Oh, I knew there was a reason I meant to comment: you've got your blog's URL wrong on the credits page, there's an r missing. Ever the sub, that's me.

Andrew Rilstone said...

That, and one or two other typos, fixed on v1-2. (Trivial typo corrections only: definitely NOT worth wasting ink on if you already printed out a copy.)

Andrew Hickey said...

Don't know if you saw, but Eddie Campbell *also* has nice things to say about it:
http://eddiecampbell.blogspot.com/2009/08/t-heres-been-recurring-theme-here-since.html

Mike Taylor said...

Compare and contrast:

"Why couldn't someone have taken him to one side and said 'Ang, Ang, Ang: A comic book is just a storyboard for a movie they haven't made.'" -- Andrew Rilstone, review of Hulk (2003?)

"Now everyone goes to the movies, the best books are the ones which read like movie scripts and the best comics are the ones which look like storyboards. So no-one could understand why Alan Moore didn't jump for joy at the thought of seeing his graphic novel turned into a filum. We didn't get that he wrote a comic book because a comic book fitted the kind of thing he wanted to write. If he'd wanted to write a screenplay, he presumably could have done so." -- Andrew Rilstone, review of Watchmen (2009).

(I admit I am not 100% sure what point I am making here, beyond that Andrew contains multitudes.)

Mike Taylor said...

Oh, and by the way Andrew: if you don't tell us what you thought of Prince Caspian soon, I am going to get very cross.

Tynam said...

Welcome back Andrew, I've missed you.

This one passes my gold standard of essays: since reading it, I've spent all my time trying to convince myself that I could've written that. Unsucessfully.

AndrewSshi said...

Andrew, I'm very, very pleased with this, for reasons that are hinted at in the pamphlet itself. One of the problems with internet fandom is that it tends towards a "Memory Alpha Effect," viz., obsessive cataloging of facts of a fictitious world, but with little actual criticism of the sort that one saw in the great days of the printed fanzines.

You, Andrew, are one of the last, best hopes for the fan as critic.

Bravo.

Alex Wilcock said...

At the risk of sounding very dim, I’ve downloaded both the 1-1 and 1-2 versions, and can’t read either; despite reinstalling Adobe Reader just in case, all I get is “There was an error opening this document. The file is damaged and could not be repaired.”

Can anyone more tech-savvy than me suggest what I may be doing wrong? At least with old paper fanzines when the pages stuck together in the rain, you could waft them gently in front of a heater and then prize them apart when they’d dried ;-)

Andrew Rilstone said...

I've just double checked and the uploaded file is OK, which exhausts my list of ideas about what could be wrong.

Is there a computer geek in the house? (I'm guessing yes.)

M Harold Page said...

That's quite a tour de force. I suspect Pratceht pulled something very like a Stan Lee on Fantasy.
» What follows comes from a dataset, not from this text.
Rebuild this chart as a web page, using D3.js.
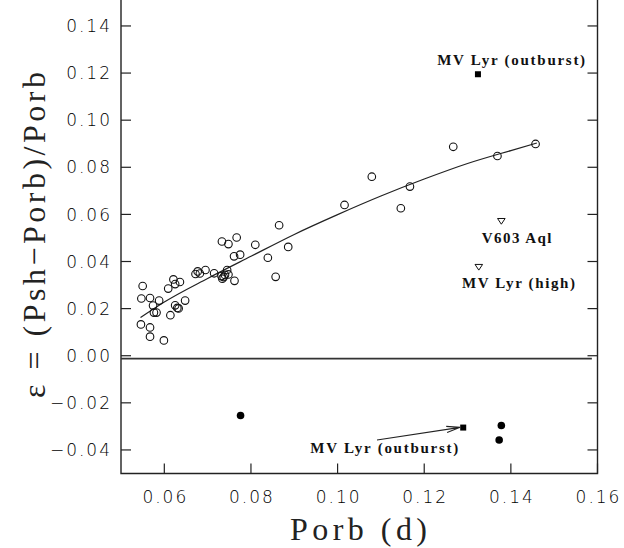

Some very nice phrases, esp. Tinky Winky pointing to the boarded up shp.

Particularly agree with:

"It bothers me that children read books of nursery
rhymes in which the three little pigs amusingly pull out
guns like gangsters and kill the big bad wolf and encounter
Caspar the Friendly Ghost and Scooby Doo before they have been scared witless by an actual ghost story and
see Shrek witho"

For example, when knights and pirates feature in children's books, it's for comedy relief, but most children have no conception of the originals. Bugs the hell out of me.